-- Challenge --
Return the entries below in their exact form, leaving the pictures out.

-- Exercise materials --
════
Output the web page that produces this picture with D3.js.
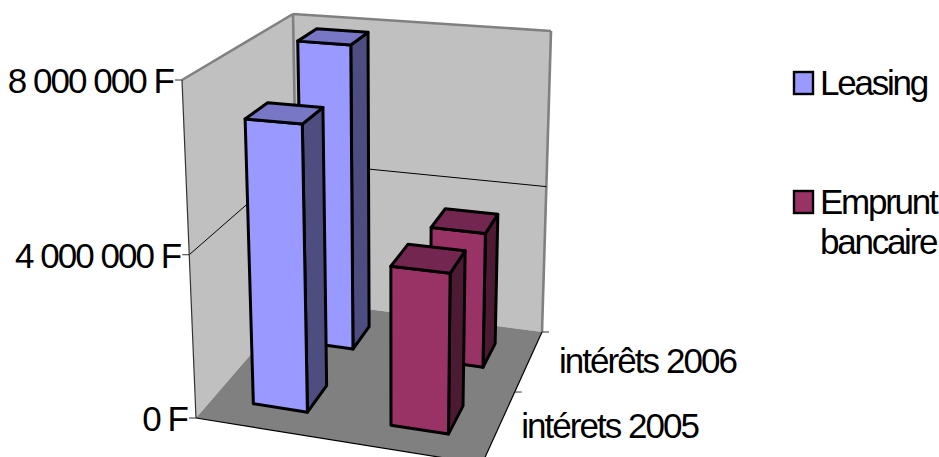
<!DOCTYPE html>
<html>
<head>
<meta charset="utf-8">
<script src="https://cdn.jsdelivr.net/npm/d3@7"></script>
<style>
    html, body { margin: 0; padding: 0; background: #fff; }
    text { font-family: "Liberation Sans", Arial, sans-serif; font-size: 35px; fill: #000; letter-spacing: -1.95px; }
    text.legend { letter-spacing: -2.25px; }
</style>
</head>
<body>
<svg id="vis" width="939" height="457"></svg>
<script>
    // data
    var seriesNames = ["Leasing", "Emprunt bancaire"]
    var categories = ["intérets 2005", "intérêts 2006"]
    var leasing = [6900000, 7900000]
    var emprunt = [3850000, 3500000]
    var yTicks = [0, 4000000, 8000000]
    var yLabels = ["0 F", "4 000 000 F", "8 000 000 F"]
    var seriesColors = ["#9999ff", "#993366"]
    var topColors = ["#7777c6", "#732650"]
    var sideColors = ["#4d4d80", "#4d1a33"]

    var svg = d3.select("#vis")

    // box corners on screen: front-left, front-right, back-right, back-left
    var floorQuad = [[196, 418], [482, 464], [542, 332], [298, 300]]
    var topQuad = [[182, 80], [488, 105], [551, 31], [293, 14]]

    // unit square -> quad
    function homography(q) {
        var dx1 = q[1][0] - q[2][0], dx2 = q[3][0] - q[2][0], sx = q[0][0] - q[1][0] + q[2][0] - q[3][0]
        var dy1 = q[1][1] - q[2][1], dy2 = q[3][1] - q[2][1], sy = q[0][1] - q[1][1] + q[2][1] - q[3][1]
        var det = dx1 * dy2 - dx2 * dy1
        var g = (sx * dy2 - dx2 * sy) / det
        var h = (dx1 * sy - sx * dy1) / det
        return function(u, v) {
            var w = g * u + h * v + 1
            return [
                (q[1][0] - q[0][0] + g * q[1][0]) * u / w + (q[3][0] - q[0][0] + h * q[3][0]) * v / w + q[0][0] / w,
                (q[1][1] - q[0][1] + g * q[1][1]) * u / w + (q[3][1] - q[0][1] + h * q[3][1]) * v / w + q[0][1] / w
            ]
        }
    }
    var floorH = homography(floorQuad)
    var topH = homography(topQuad)

    var x = d3.scaleBand().domain(seriesNames).range([0, 1]).paddingInner(0.6).paddingOuter(0.3)
    var z = d3.scaleBand().domain(categories).range([0, 1]).paddingInner(0.6).paddingOuter(0.3)
    // height is foreshortened a little, so the 4M line sits under the middle
    var y = d3.scaleLinear().domain([0, 4000000, 8000000]).range([0, 0.483, 1])

    function project(u, value, v) {
        var a = floorH(u, v), b = topH(u, v), t = y(value)
        return [a[0] + (b[0] - a[0]) * t, a[1] + (b[1] - a[1]) * t]
    }
    var line = d3.line()
    function face(pts, fill, stroke, w) {
        svg.append("path")
            .attr("d", line(pts) + "Z")
            .attr("fill", fill)
            .attr("stroke", stroke)
            .attr("stroke-width", w)
            .attr("stroke-linejoin", "round")
    }
    function segment(p, q, color, w) {
        svg.append("line")
            .attr("x1", p[0]).attr("y1", p[1])
            .attr("x2", q[0]).attr("y2", q[1])
            .style("stroke", color)
            .style("stroke-width", w)
    }

    var yMax = 8000000
    // Walls and floor
    face([project(0, 0, 1), project(1, 0, 1), project(1, yMax, 1), project(0, yMax, 1)], "#c0c0c0", "none", 0)
    face([project(0, 0, 0), project(0, 0, 1), project(0, yMax, 1), project(0, yMax, 0)], "#c0c0c0", "none", 0)
    face([project(0, 0, 0), project(1, 0, 0), project(1, 0, 1), project(0, 0, 1)], "#808080", "none", 0)

    // wall edges
    segment(project(0, yMax, 0), project(0, yMax, 1), "#808080", 2.6)
    segment(project(0, yMax, 1), project(1, yMax, 1), "#808080", 2.6)
    segment(project(1, yMax, 1), project(1, 0, 1), "#808080", 2.6)
    segment(project(0, yMax, 1), project(0, 0, 1), "#808080", 2.6)

    // gridlines
    yTicks.forEach(function(t, i) {
        if (t > 0 && t < yMax) {
            segment(project(0, t, 0), project(0, t, 1), "#000", 1)
            segment(project(0, t, 1), project(1, t, 1), "#000", 1)
        }
    })

    // axes
    segment(project(0, 0, 0), project(0, yMax, 0), "#333", 1.2)
    segment(project(0, 0, 0), project(1, 0, 0), "#000", 1.2)
    segment(project(1, 0, 0), project(1, 0, 1), "#000", 1.2)

    yTicks.forEach(function(t, i) {
        var p = project(0, t, 0)
        segment([p[0] - 7, p[1]], p, "#333", 1)
        svg.append("text")
            .attr("x", p[0] - 9)
            .attr("y", p[1] + 13)
            .attr("text-anchor", "end")
            .text(yLabels[i])
    })
    ;[0.5, 1].forEach(function(v) {
        var p = project(1, 0, v)
        segment(p, [p[0] + 7, p[1]], "#333", 1)
    })
    var zLabelDx = [22, 30]
    categories.forEach(function(c, i) {
        var p = project(1, 0, z(c) + z.bandwidth() / 2)
        svg.append("text")
            .attr("x", p[0] + zLabelDx[i])
            .attr("y", p[1] + 12)
            .text(c)
    })

    // Bars, back to front
    function drawBar(si, ci, value) {
        var x0 = x(seriesNames[si]), x1 = x0 + x.bandwidth()
        var z0 = z(categories[ci]), z1 = z0 + z.bandwidth()
        face([project(x1, 0, z0), project(x1, 0, z1), project(x1, value, z1), project(x1, value, z0)], sideColors[si], "#000", 3)
        face([project(x0, 0, z0), project(x1, 0, z0), project(x1, value, z0), project(x0, value, z0)], seriesColors[si], "#000", 3)
        face([project(x0, value, z0), project(x1, value, z0), project(x1, value, z1), project(x0, value, z1)], topColors[si], "#000", 3)
    }
    drawBar(0, 1, leasing[1])
    drawBar(1, 1, emprunt[1])
    drawBar(0, 0, leasing[0])
    drawBar(1, 0, emprunt[0])

    // Legend
    var legendY = [72, 191]
    var legendLines = [["Leasing"], ["Emprunt", "bancaire"]]
    seriesNames.forEach(function(s, i) {
        svg.append("rect")
            .attr("x", 794).attr("y", legendY[i])
            .attr("width", 19).attr("height", 22)
            .attr("fill", seriesColors[i])
            .attr("stroke", "#000")
            .attr("stroke-width", 2.4)
        legendLines[i].forEach(function(t, j) {
            svg.append("text")
                .attr("class", "legend")
                .attr("x", 820)
                .attr("y", legendY[i] + 23 + j * 39.5)
                .text(t)
        })
    })
</script>
</body>
</html>
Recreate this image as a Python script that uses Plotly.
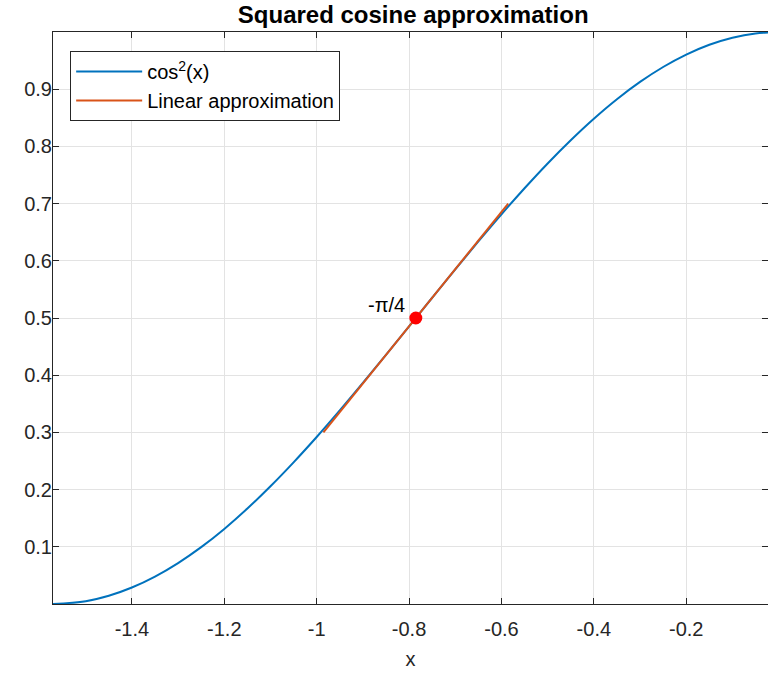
════
-- Answer in full --
Output the web page that produces this picture with D3.js.
<!DOCTYPE html>
<html>
<head>
<meta charset="utf-8">
<script src="https://cdn.jsdelivr.net/npm/d3@7"></script>
<style>
    html, body { margin: 0; padding: 0; background: #fff; }
    text { font-family: "Liberation Sans", Arial, sans-serif; font-size: 35px; fill: #000; letter-spacing: -1.95px; }
    text.legend { letter-spacing: -2.25px; }
</style>
</head>
<body>
<svg id="vis" width="939" height="457"></svg>
<script>
    // data
    var seriesNames = ["Leasing", "Emprunt bancaire"]
    var categories = ["intérets 2005", "intérêts 2006"]
    var leasing = [6900000, 7900000]
    var emprunt = [3850000, 3500000]
    var yTicks = [0, 4000000, 8000000]
    var yLabels = ["0 F", "4 000 000 F", "8 000 000 F"]
    var seriesColors = ["#9999ff", "#993366"]
    var topColors = ["#7777c6", "#732650"]
    var sideColors = ["#4d4d80", "#4d1a33"]

    var svg = d3.select("#vis")

    // box corners on screen: front-left, front-right, back-right, back-left
    var floorQuad = [[196, 418], [482, 464], [542, 332], [298, 300]]
    var topQuad = [[182, 80], [488, 105], [551, 31], [293, 14]]

    // unit square -> quad
    function homography(q) {
        var dx1 = q[1][0] - q[2][0], dx2 = q[3][0] - q[2][0], sx = q[0][0] - q[1][0] + q[2][0] - q[3][0]
        var dy1 = q[1][1] - q[2][1], dy2 = q[3][1] - q[2][1], sy = q[0][1] - q[1][1] + q[2][1] - q[3][1]
        var det = dx1 * dy2 - dx2 * dy1
        var g = (sx * dy2 - dx2 * sy) / det
        var h = (dx1 * sy - sx * dy1) / det
        return function(u, v) {
            var w = g * u + h * v + 1
            return [
                (q[1][0] - q[0][0] + g * q[1][0]) * u / w + (q[3][0] - q[0][0] + h * q[3][0]) * v / w + q[0][0] / w,
                (q[1][1] - q[0][1] + g * q[1][1]) * u / w + (q[3][1] - q[0][1] + h * q[3][1]) * v / w + q[0][1] / w
            ]
        }
    }
    var floorH = homography(floorQuad)
    var topH = homography(topQuad)

    var x = d3.scaleBand().domain(seriesNames).range([0, 1]).paddingInner(0.6).paddingOuter(0.3)
    var z = d3.scaleBand().domain(categories).range([0, 1]).paddingInner(0.6).paddingOuter(0.3)
    // height is foreshortened a little, so the 4M line sits under the middle
    var y = d3.scaleLinear().domain([0, 4000000, 8000000]).range([0, 0.483, 1])

    function project(u, value, v) {
        var a = floorH(u, v), b = topH(u, v), t = y(value)
        return [a[0] + (b[0] - a[0]) * t, a[1] + (b[1] - a[1]) * t]
    }
    var line = d3.line()
    function face(pts, fill, stroke, w) {
        svg.append("path")
            .attr("d", line(pts) + "Z")
            .attr("fill", fill)
            .attr("stroke", stroke)
            .attr("stroke-width", w)
            .attr("stroke-linejoin", "round")
    }
    function segment(p, q, color, w) {
        svg.append("line")
            .attr("x1", p[0]).attr("y1", p[1])
            .attr("x2", q[0]).attr("y2", q[1])
            .style("stroke", color)
            .style("stroke-width", w)
    }

    var yMax = 8000000
    // Walls and floor
    face([project(0, 0, 1), project(1, 0, 1), project(1, yMax, 1), project(0, yMax, 1)], "#c0c0c0", "none", 0)
    face([project(0, 0, 0), project(0, 0, 1), project(0, yMax, 1), project(0, yMax, 0)], "#c0c0c0", "none", 0)
    face([project(0, 0, 0), project(1, 0, 0), project(1, 0, 1), project(0, 0, 1)], "#808080", "none", 0)

    // wall edges
    segment(project(0, yMax, 0), project(0, yMax, 1), "#808080", 2.6)
    segment(project(0, yMax, 1), project(1, yMax, 1), "#808080", 2.6)
    segment(project(1, yMax, 1), project(1, 0, 1), "#808080", 2.6)
    segment(project(0, yMax, 1), project(0, 0, 1), "#808080", 2.6)

    // gridlines
    yTicks.forEach(function(t, i) {
        if (t > 0 && t < yMax) {
            segment(project(0, t, 0), project(0, t, 1), "#000", 1)
            segment(project(0, t, 1), project(1, t, 1), "#000", 1)
        }
    })

    // axes
    segment(project(0, 0, 0), project(0, yMax, 0), "#333", 1.2)
    segment(project(0, 0, 0), project(1, 0, 0), "#000", 1.2)
    segment(project(1, 0, 0), project(1, 0, 1), "#000", 1.2)

    yTicks.forEach(function(t, i) {
        var p = project(0, t, 0)
        segment([p[0] - 7, p[1]], p, "#333", 1)
        svg.append("text")
            .attr("x", p[0] - 9)
            .attr("y", p[1] + 13)
            .attr("text-anchor", "end")
            .text(yLabels[i])
    })
    ;[0.5, 1].forEach(function(v) {
        var p = project(1, 0, v)
        segment(p, [p[0] + 7, p[1]], "#333", 1)
    })
    var zLabelDx = [22, 30]
    categories.forEach(function(c, i) {
        var p = project(1, 0, z(c) + z.bandwidth() / 2)
        svg.append("text")
            .attr("x", p[0] + zLabelDx[i])
            .attr("y", p[1] + 12)
            .text(c)
    })

    // Bars, back to front
    function drawBar(si, ci, value) {
        var x0 = x(seriesNames[si]), x1 = x0 + x.bandwidth()
        var z0 = z(categories[ci]), z1 = z0 + z.bandwidth()
        face([project(x1, 0, z0), project(x1, 0, z1), project(x1, value, z1), project(x1, value, z0)], sideColors[si], "#000", 3)
        face([project(x0, 0, z0), project(x1, 0, z0), project(x1, value, z0), project(x0, value, z0)], seriesColors[si], "#000", 3)
        face([project(x0, value, z0), project(x1, value, z0), project(x1, value, z1), project(x0, value, z1)], topColors[si], "#000", 3)
    }
    drawBar(0, 1, leasing[1])
    drawBar(1, 1, emprunt[1])
    drawBar(0, 0, leasing[0])
    drawBar(1, 0, emprunt[0])

    // Legend
    var legendY = [72, 191]
    var legendLines = [["Leasing"], ["Emprunt", "bancaire"]]
    seriesNames.forEach(function(s, i) {
        svg.append("rect")
            .attr("x", 794).attr("y", legendY[i])
            .attr("width", 19).attr("height", 22)
            .attr("fill", seriesColors[i])
            .attr("stroke", "#000")
            .attr("stroke-width", 2.4)
        legendLines[i].forEach(function(t, j) {
            svg.append("text")
                .attr("class", "legend")
                .attr("x", 820)
                .attr("y", legendY[i] + 23 + j * 39.5)
                .text(t)
        })
    })
</script>
</body>
</html>
Recreate this image as a Python script that uses Plotly.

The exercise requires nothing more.